◆ Aim of the task
Print the lines of the listing below verbatim from its first line through the line bearing "import * as d3 from 'd3';". Any pictures are to be omitted.

◆ Recorded information
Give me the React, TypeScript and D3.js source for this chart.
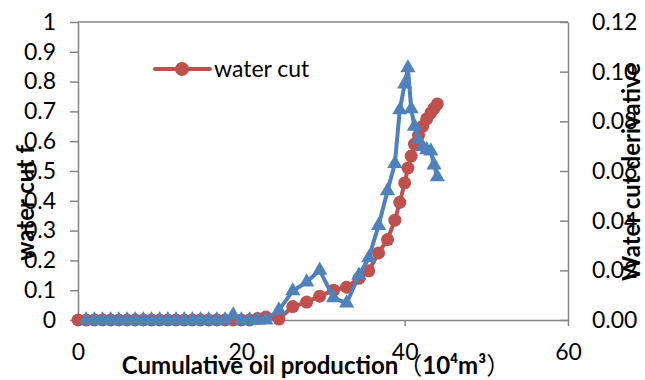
import React, { useEffect, useRef } from 'react';
import * as d3 from 'd3';

// cumulative oil production, 10^4 m3
const cumOil = [
  0, 1, 2, 3, 4, 5, 6, 7, 8, 9, 10, 11, 12, 13, 14, 15, 16, 17, 18, 19, 20, 21, 22, 23,
  24.6, 26.3, 28.0, 29.6, 31.3, 32.9, 34.4, 35.6, 36.8, 37.9, 38.8, 39.4, 40.0, 40.4,
  40.8, 41.2, 41.7, 42.2, 42.7, 43.2, 43.6, 44.0,
];

// water cut f (left axis)
const waterCut = [
  0, 0, 0, 0, 0, 0, 0, 0, 0, 0, 0, 0, 0, 0, 0, 0, 0, 0, 0, 0, 0, 0, 0.005, 0.01,
  0.003, 0.045, 0.06, 0.08, 0.1, 0.11, 0.14, 0.165, 0.225, 0.27, 0.335, 0.395, 0.46, 0.51,
  0.55, 0.59, 0.62, 0.65, 0.675, 0.695, 0.71, 0.725,
];

// water cut derivative (right axis), first point has none
const derivative = [
  null, 0, 0, 0, 0, 0, 0, 0, 0, 0, 0, 0, 0, 0, 0, 0, 0, 0, 0, 0.002, 0, 0, 0, 0,
  0.004, 0.0117, 0.0153, 0.02, 0.0089, 0.0068, 0.018, 0.025, 0.038, 0.052, 0.063, 0.0846, 0.095, 0.1015,
  0.085, 0.078, 0.0725, 0.0697, 0.0685, 0.068, 0.0624, 0.0576,
];

const xTicks = [0, 20, 40, 60];
const leftTicks = [0, 0.1, 0.2, 0.3, 0.4, 0.5, 0.6, 0.7, 0.8, 0.9, 1];
const rightTicks = [0, 0.02, 0.04, 0.06, 0.08, 0.1, 0.12];

const App = () => {
  const svgRef = useRef(null);

  useEffect(() => {
    const svg = d3.select(svgRef.current);
    svg.selectAll('*').remove();

    const left = 78, right = 568, top = 22, bottom = 320;
    const axisColor = '#868686';
    const red = '#C0504D';
    const blue = '#4F81BD';
    const font = 'Lato, "Noto Sans CJK SC", sans-serif';
    const cjk = '"Noto Sans CJK SC", sans-serif';

    const x = d3.scaleLinear().domain([0, 60]).range([left, right]);
    const yL = d3.scaleLinear().domain([0, 1]).range([bottom, top]);
    const yR = d3.scaleLinear().domain([0, 0.12]).range([bottom, top]);

    // top border line
    svg.append('line')
      .attr('x1', left).attr('x2', right).attr('y1', top).attr('y2', top)
      .attr('stroke', axisColor).attr('stroke-width', 1.5);

    // bottom axis
    const xAxis = svg.append('g')
      .attr('transform', `translate(0,${bottom})`)
      .call(d3.axisBottom(x).tickValues(xTicks).tickSize(6).tickSizeOuter(0).tickPadding(18));

    // left axis
    const yAxisL = svg.append('g')
      .attr('transform', `translate(${left},0)`)
      .call(d3.axisLeft(yL).tickValues(leftTicks).tickFormat(d3.format('')).tickSize(8).tickSizeOuter(0).tickPadding(14));

    // right axis, ticks pointing inside
    const yAxisR = svg.append('g')
      .attr('transform', `translate(${right},0)`)
      .call(d3.axisRight(yR).tickValues(rightTicks).tickFormat(d3.format('.2f')).tickSize(-8).tickSizeOuter(0).tickPadding(24));

    [xAxis, yAxisL, yAxisR].forEach((g) => {
      g.select('.domain').attr('stroke', axisColor).attr('stroke-width', 1.5);
      g.selectAll('.tick line').attr('stroke', axisColor).attr('stroke-width', 1.5);
      g.selectAll('.tick text')
        .attr('fill', '#000')
        .style('font-family', font)
        .style('font-size', '23px');
    });

    // water cut series
    const redPts = cumOil.map((c, i) => ({ x: c, y: waterCut[i] }));
    svg.append('path')
      .datum(redPts)
      .attr('fill', 'none')
      .attr('stroke', red)
      .attr('stroke-width', 4)
      .attr('stroke-linejoin', 'round')
      .attr('d', d3.line().x((d) => x(d.x)).y((d) => yL(d.y)));
    svg.append('g')
      .selectAll('circle')
      .data(redPts)
      .enter()
      .append('circle')
      .attr('cx', (d) => x(d.x))
      .attr('cy', (d) => yL(d.y))
      .attr('r', 6.5)
      .attr('fill', red);

    // derivative series
    const bluePts = cumOil
      .map((c, i) => ({ x: c, y: derivative[i] }))
      .filter((d) => d.y !== null);
    svg.append('path')
      .datum(bluePts)
      .attr('fill', 'none')
      .attr('stroke', blue)
      .attr('stroke-width', 4)
      .attr('stroke-linejoin', 'round')
      .attr('d', d3.line().x((d) => x(d.x)).y((d) => yR(d.y)));
    svg.append('g')
      .selectAll('path')
      .data(bluePts)
      .enter()
      .append('path')
      .attr('transform', (d) => `translate(${x(d.x)},${yR(d.y)})`)
      .attr('d', d3.symbol().type(d3.symbolTriangle).size(100))
      .attr('fill', blue);

    // legend
    svg.append('line')
      .attr('x1', 155).attr('x2', 210).attr('y1', 69).attr('y2', 69)
      .attr('stroke', red).attr('stroke-width', 4).attr('stroke-linecap', 'round');
    svg.append('circle').attr('cx', 182).attr('cy', 69).attr('r', 7).attr('fill', red);
    svg.append('text')
      .attr('x', 214).attr('y', 77)
      .style('font-family', font).style('font-size', '23px')
      .text('water cut');

    // axis titles
    const xTitle = svg.append('text')
      .attr('x', 316).attr('y', 374)
      .attr('text-anchor', 'middle')
      .style('font-family', font).style('font-size', '24px').style('font-weight', 'bold');
    xTitle.append('tspan').text('Cumulative oil production');
    xTitle.append('tspan').style('font-family', cjk).style('font-weight', 'normal').text('（');
    xTitle.append('tspan').text('10⁴m³');
    xTitle.append('tspan').style('font-family', cjk).style('font-weight', 'normal').text('）');

    svg.append('text')
      .attr('transform', 'translate(34,203) rotate(-90)')
      .attr('text-anchor', 'middle')
      .style('font-family', font).style('font-size', '24px').style('font-weight', 'bold')
      .text('water cut f');

    svg.append('text')
      .attr('transform', 'translate(640,172) rotate(-90)')
      .attr('text-anchor', 'middle')
      .style('font-family', font).style('font-size', '24px').style('font-weight', 'bold')
      .text('Water cut derivative');
  }, []);

  return (
    <svg
      ref={svgRef}
      width={645}
      height={380}
      style={{ position: 'absolute', left: 0, top: 0, background: '#fff' }}
    />
  );
};

export default App;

◆ The reply
Give me the React, TypeScript and D3.js source for this chart.
import React, { useEffect, useRef } from 'react';
import * as d3 from 'd3';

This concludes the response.